Parents urged to verify immunization records of international adoptees
Nearly 250,000 children have been adopted into the United States in the last 15 years. Many spend their earliest months in resource-poor facilities in their birth countries, which can increase their risk for malnutrition and other complications. They are also more vulnerable to vaccine-preventable disease, which is why a revelation from a researcher at Case Western Reserve University School of Medicine is especially disconcerting.
A team led by Anna Maria Mandalakas, MD, MS, associate professor of pediatrics at the School of Medicine and chief of the Division of Pediatric Global Child Health—home of the Adoption Health Service at University Hospitals Rainbow Babies & Children's Hospital—found that immunization records of international adoptees are often inaccurate portrayals of a child's protection against disease.
Dr. Mandalakas and her team compared written vaccination records with the immunity present in the bodies of 465 children, primarily from Russia, China and Guatemala, specifically looking for antibodies to polio, diphtheria, tetanus, measles and hepatitis B. She found that for each disease, written vaccination records overestimated immunity. The team also discovered that many children showed immunity to certain diseases for which they had no record of receiving a vaccination, leading them to believe that some children gained immunity through natural exposure to the disease.
Dr. Mandalakas says there are many possible explanations for the inconsistent information— including less-than-potent vaccines, reduced immune response and inaccurate records.
"Some of these issues are administrative," she says. "Was the vaccine stored correctly? Was it given during the right time?

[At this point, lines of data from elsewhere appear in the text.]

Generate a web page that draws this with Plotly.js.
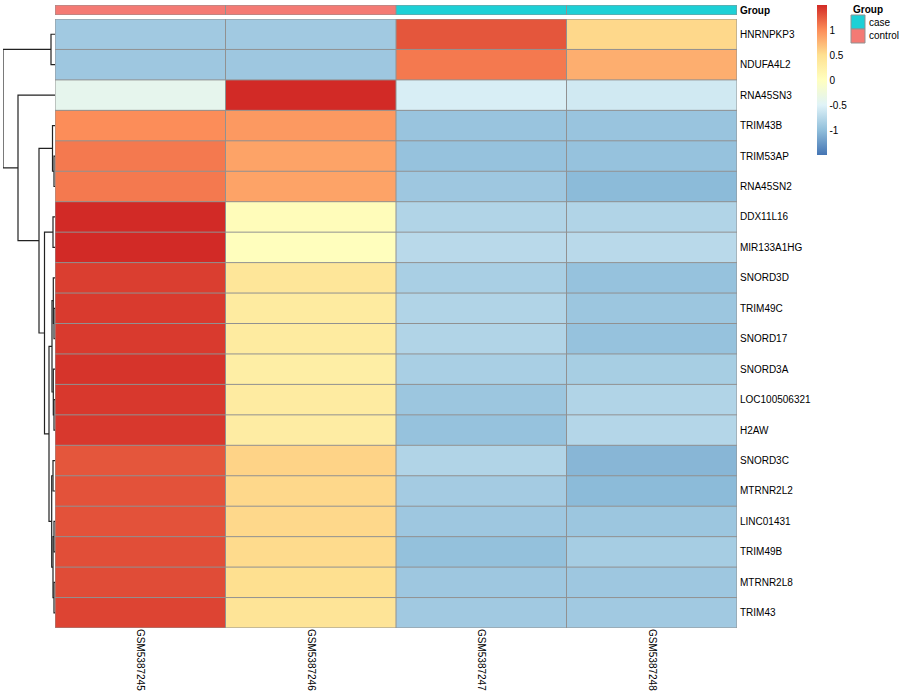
<!DOCTYPE html>
<html>
<head>
<meta charset="utf-8">
<script src="https://cdn.plot.ly/plotly-3.0.1.min.js"></script>
<style>html,body{margin:0;padding:0;background:#fff;}#chart{width:900px;height:700px;}</style>
</head>
<body>
<div id="chart"></div>
<script>
// ---------- data ----------
const samples = ["GSM5387245", "GSM5387246", "GSM5387247", "GSM5387248"];
const sampleGroup = ["control", "control", "case", "case"];
const genes = ["HNRNPKP3", "NDUFA4L2", "RNA45SN3", "TRIM43B", "TRIM53AP", "RNA45SN2",
  "DDX11L16", "MIR133A1HG", "SNORD3D", "TRIM49C", "SNORD17", "SNORD3A",
  "LOC100506321", "H2AW", "SNORD3C", "MTRNR2L2", "LINC01431", "TRIM49B", "MTRNR2L8", "TRIM43"];
// row-scaled expression (z-scores), one array per sample column
const valGSM5387245 = [-0.90, -0.92, -0.40, 1.00, 1.10, 1.10, 1.50, 1.50, 1.40, 1.42, 1.42, 1.45, 1.43, 1.43, 1.28, 1.30, 1.30, 1.32, 1.33, 1.37];
const valGSM5387246 = [-0.90, -0.92, 1.50, 0.93, 0.87, 0.87, 0.05, 0.02, 0.40, 0.33, 0.33, 0.28, 0.32, 0.30, 0.58, 0.55, 0.55, 0.53, 0.50, 0.43];
const valGSM5387247 = [1.28, 1.10, -0.55, -0.95, -0.97, -0.92, -0.80, -0.75, -0.85, -0.80, -0.80, -0.85, -0.93, -0.97, -0.80, -0.88, -0.92, -0.98, -0.92, -0.90];
const valGSM5387248 = [0.55, 0.80, -0.60, -0.95, -0.97, -1.03, -0.80, -0.75, -0.97, -0.93, -0.97, -0.86, -0.80, -0.78, -1.06, -1.03, -0.93, -0.87, -0.92, -0.90];
const groupNames = ["case", "control"];
const groupColors = ["#1DD0D6", "#F47A74"];
const colorbarTicks = [-1, -0.5, 0, 0.5, 1];
// row dendrogram (hclust style: negative = leaf index+1, positive = merge number)
const mergeLeft  = [-5, -4, -1, -7, -10, -9, -13, -12, 6, -15, -17, -19, 11, 10, 9, 4, 2, -3, 3];
const mergeRight = [-6,  1, -2, -8, -11,  5, -14,   7, 8, -16, -18, -20, 12, 13, 14, 15, 16, 17, 18];
const mergeHeight = [0.10, 0.25, 0.40, 0.20, 0.10, 0.17, 0.10, 0.17, 0.30, 0.20, 0.10, 0.10, 0.20, 0.33, 0.60, 1.05, 1.60, 3.70, 5.20];

// ---------- build ----------
const W = 900, H = 700;
const cols = [valGSM5387245, valGSM5387246, valGSM5387247, valGSM5387248];
const z = genes.map((g, i) => cols.map(c => c[i]));
const xIdx = samples.map((s, i) => i);
const yIdx = genes.map((g, i) => i);

const colorscale = [
  [0, "#4575B4"], [1/6, "#91BFDB"], [2/6, "#E0F3F8"], [0.5, "#FFFFBF"],
  [4/6, "#FEE090"], [5/6, "#FC8D59"], [1, "#D22A26"]
];

const fontFam = "Liberation Sans, Arial, Helvetica, sans-serif";
const borderCol = "#919191";

// dendrogram segments
const nodeY = [], nodeH = [];
function posOf(k) { return k < 0 ? { y: -k - 1, h: 0 } : { y: nodeY[k - 1], h: nodeH[k - 1] }; }
const dx = [], dy = [];
for (let m = 0; m < mergeHeight.length; m++) {
  const a = posOf(mergeLeft[m]), b = posOf(mergeRight[m]);
  const hgt = mergeHeight[m];
  nodeY.push((a.y + b.y) / 2); nodeH.push(hgt);
  dx.push(a.h, hgt, hgt, b.h, null);
  dy.push(a.y, a.y, b.y, b.y, null);
}
const hMax = Math.max(...mergeHeight);

const heat = {
  type: "heatmap", x: xIdx, y: yIdx, z: z, xaxis: "x", yaxis: "y",
  colorscale: colorscale, zmin: -1.5, zmax: 1.5, hoverinfo: "skip",
  colorbar: {
    x: 817 / W, xanchor: "left", y: 1 - 5 / H, yanchor: "top",
    len: 150, lenmode: "pixels", thickness: 10, thicknessmode: "pixels",
    outlinewidth: 0, xpad: 0, ypad: 0, tickvals: colorbarTicks,
    ticktext: colorbarTicks.map(String), ticks: "", ticklen: 0, ticklabelstandoff: 2,
    tickfont: { family: fontFam, size: 10, color: "#000" }
  }
};
const groupIdx = sampleGroup.map(g => groupNames.indexOf(g));
const annot = {
  type: "heatmap", x: xIdx, y: [0], z: [groupIdx], xaxis: "x", yaxis: "y2",
  zmin: 0, zmax: 1, showscale: false, hoverinfo: "skip",
  colorscale: [[0, groupColors[0]], [0.5, groupColors[0]], [0.5, groupColors[1]], [1, groupColors[1]]]
};
const dendro = {
  type: "scatter", mode: "lines", x: dx, y: dy, xaxis: "x3", yaxis: "y",
  line: { color: "#222", width: 1.2 }, hoverinfo: "skip", showlegend: false
};

// cell borders
const shapes = [];
for (let i = 0; i <= samples.length; i++) {
  shapes.push({ type: "line", xref: "x", yref: "y", x0: i - 0.5, x1: i - 0.5, y0: -0.5, y1: genes.length - 0.5, line: { color: borderCol, width: 1 } });
  shapes.push({ type: "line", xref: "x", yref: "y2", x0: i - 0.5, x1: i - 0.5, y0: -0.5, y1: 0.5, line: { color: borderCol, width: 1 } });
}
for (let j = 0; j <= genes.length; j++) {
  shapes.push({ type: "line", xref: "x", yref: "y", x0: -0.5, x1: samples.length - 0.5, y0: j - 0.5, y1: j - 0.5, line: { color: borderCol, width: 1 } });
}
[-0.5, 0.5].forEach(v => shapes.push({ type: "line", xref: "x", yref: "y2", x0: -0.5, x1: samples.length - 0.5, y0: v, y1: v, line: { color: borderCol, width: 1 } }));

// group legend
const annotations = [{
  xref: "paper", yref: "paper", x: 851 / W, y: 1 - 9 / H, xanchor: "left", yanchor: "middle",
  text: "<b>Group</b>", showarrow: false, font: { family: fontFam, size: 10, color: "#000" }
}];
groupNames.forEach((g, k) => {
  const top = 15 + 14 * k;
  shapes.push({ type: "rect", xref: "paper", yref: "paper", x0: 851 / W, x1: 865 / W,
    y0: 1 - (top + 14) / H, y1: 1 - top / H, fillcolor: groupColors[k], line: { color: borderCol, width: 1 } });
  annotations.push({ xref: "paper", yref: "paper", x: 867 / W, y: 1 - (top + 7) / H, xanchor: "left", yanchor: "middle",
    text: g, showarrow: false, font: { family: fontFam, size: 10, color: "#000" } });
});

const layout = {
  width: W, height: H, margin: { l: 0, r: 0, t: 0, b: 0 },
  paper_bgcolor: "#fff", plot_bgcolor: "rgba(0,0,0,0)", showlegend: false,
  font: { family: fontFam, size: 10, color: "#000" },
  xaxis: { domain: [55 / W, 737 / W], range: [-0.5, samples.length - 0.5], anchor: "y",
    tickvals: xIdx, ticktext: samples, tickangle: 90, ticks: "", showgrid: false, zeroline: false,
    showline: false, tickfont: { family: fontFam, size: 10, color: "#000" } },
  yaxis: { domain: [1 - 628 / H, 1 - 19 / H], range: [genes.length - 0.5, -0.5], anchor: "x", side: "right",
    tickvals: yIdx, ticktext: genes, ticks: "", ticklabelstandoff: 2, showgrid: false, zeroline: false, showline: false,
    tickfont: { family: fontFam, size: 10, color: "#000" } },
  yaxis2: { domain: [1 - 15 / H, 1 - 5 / H], range: [-0.5, 0.5], anchor: "x", side: "right",
    tickvals: [0], ticktext: ["<b>Group</b>"], ticks: "", ticklabelstandoff: 2, showgrid: false, zeroline: false, showline: false,
    tickfont: { family: fontFam, size: 10, color: "#000" } },
  xaxis3: { domain: [3 / W, 55 / W], range: [hMax, 0], anchor: "y", visible: false, showgrid: false, zeroline: false },
  shapes: shapes, annotations: annotations
};

Plotly.newPlot("chart", [heat, annot, dendro], layout, { displayModeBar: false, staticPlot: true });
</script>
</body>
</html>
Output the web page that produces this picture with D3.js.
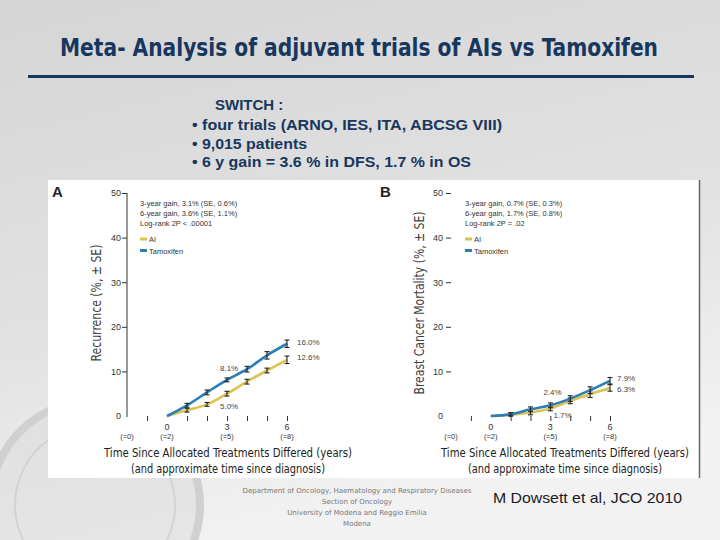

Was it documented correctly?" She adds that other irregularities may reflect the child's lack of ability to respond effectively to the vaccines.
Dr. Mandalakas advises families adopting internationally to be aware of the vaccine-immunity disconnect, and plan accordingly. "We don't recommend accepting the written vaccination record as is; neither does the Centers for Disease Control and Prevention," she says. "Get as complete a record as possible from the birth country, and then discuss concerns with an adoption health specialist."